> _TASK GOAL_
Retype the opening lines of the listing below, ending with the line that contains "sensitivity = [0.0, 0.9135, 0.9865, 0.9865, 0.9865, 1.0]", and leave out any pictures.

┌─ PROVIDED MATERIAL

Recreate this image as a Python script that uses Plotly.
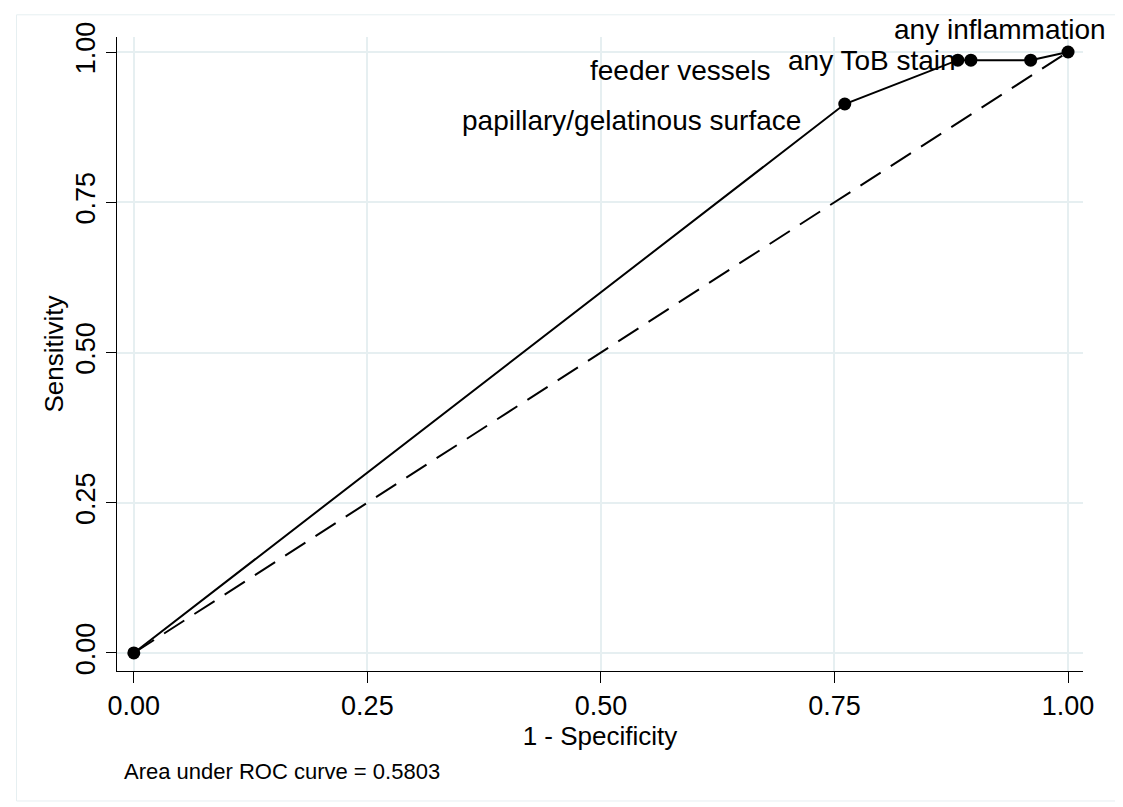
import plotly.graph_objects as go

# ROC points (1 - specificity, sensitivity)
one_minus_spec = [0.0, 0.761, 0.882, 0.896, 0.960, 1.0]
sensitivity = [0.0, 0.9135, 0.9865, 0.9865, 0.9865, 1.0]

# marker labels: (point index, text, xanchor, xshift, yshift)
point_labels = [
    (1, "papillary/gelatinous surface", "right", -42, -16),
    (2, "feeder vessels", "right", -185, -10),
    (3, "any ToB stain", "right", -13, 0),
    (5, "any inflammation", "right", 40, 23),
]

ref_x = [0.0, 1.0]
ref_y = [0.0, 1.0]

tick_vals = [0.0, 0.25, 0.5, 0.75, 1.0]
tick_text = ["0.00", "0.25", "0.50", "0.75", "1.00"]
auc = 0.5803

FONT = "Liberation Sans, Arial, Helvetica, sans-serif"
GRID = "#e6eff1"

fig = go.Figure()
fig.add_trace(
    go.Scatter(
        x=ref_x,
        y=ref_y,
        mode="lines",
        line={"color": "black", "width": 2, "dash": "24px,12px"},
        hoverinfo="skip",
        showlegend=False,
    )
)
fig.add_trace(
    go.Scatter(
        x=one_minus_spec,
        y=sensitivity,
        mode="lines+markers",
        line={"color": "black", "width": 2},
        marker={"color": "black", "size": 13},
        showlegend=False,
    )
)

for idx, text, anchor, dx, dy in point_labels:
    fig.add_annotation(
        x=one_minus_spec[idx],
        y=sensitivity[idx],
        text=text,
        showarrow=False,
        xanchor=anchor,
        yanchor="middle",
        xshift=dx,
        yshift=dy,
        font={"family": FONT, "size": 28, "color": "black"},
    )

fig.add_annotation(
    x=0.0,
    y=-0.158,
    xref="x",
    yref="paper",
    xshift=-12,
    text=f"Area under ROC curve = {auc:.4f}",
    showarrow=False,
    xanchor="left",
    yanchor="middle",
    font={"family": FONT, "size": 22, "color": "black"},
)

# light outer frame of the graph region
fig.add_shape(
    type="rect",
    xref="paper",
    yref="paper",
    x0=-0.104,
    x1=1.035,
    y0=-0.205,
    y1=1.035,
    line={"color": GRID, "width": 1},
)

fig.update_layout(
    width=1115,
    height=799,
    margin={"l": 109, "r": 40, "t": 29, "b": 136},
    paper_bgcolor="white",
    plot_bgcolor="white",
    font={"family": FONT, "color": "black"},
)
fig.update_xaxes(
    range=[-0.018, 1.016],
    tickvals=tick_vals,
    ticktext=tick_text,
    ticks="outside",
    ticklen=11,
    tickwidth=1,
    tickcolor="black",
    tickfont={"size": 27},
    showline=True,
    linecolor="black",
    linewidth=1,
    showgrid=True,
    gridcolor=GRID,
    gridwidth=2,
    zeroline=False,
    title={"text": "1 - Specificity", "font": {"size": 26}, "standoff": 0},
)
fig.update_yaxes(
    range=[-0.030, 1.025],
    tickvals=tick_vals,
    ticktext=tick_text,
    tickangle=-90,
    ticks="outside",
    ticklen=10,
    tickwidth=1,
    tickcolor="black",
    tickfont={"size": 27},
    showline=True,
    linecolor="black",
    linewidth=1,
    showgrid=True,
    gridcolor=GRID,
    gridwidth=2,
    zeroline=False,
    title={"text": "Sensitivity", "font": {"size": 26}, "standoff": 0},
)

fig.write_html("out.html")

└─

> _SOLUTION_
Recreate this image as a Python script that uses Plotly.
import plotly.graph_objects as go

# ROC points (1 - specificity, sensitivity)
one_minus_spec = [0.0, 0.761, 0.882, 0.896, 0.960, 1.0]
sensitivity = [0.0, 0.9135, 0.9865, 0.9865, 0.9865, 1.0]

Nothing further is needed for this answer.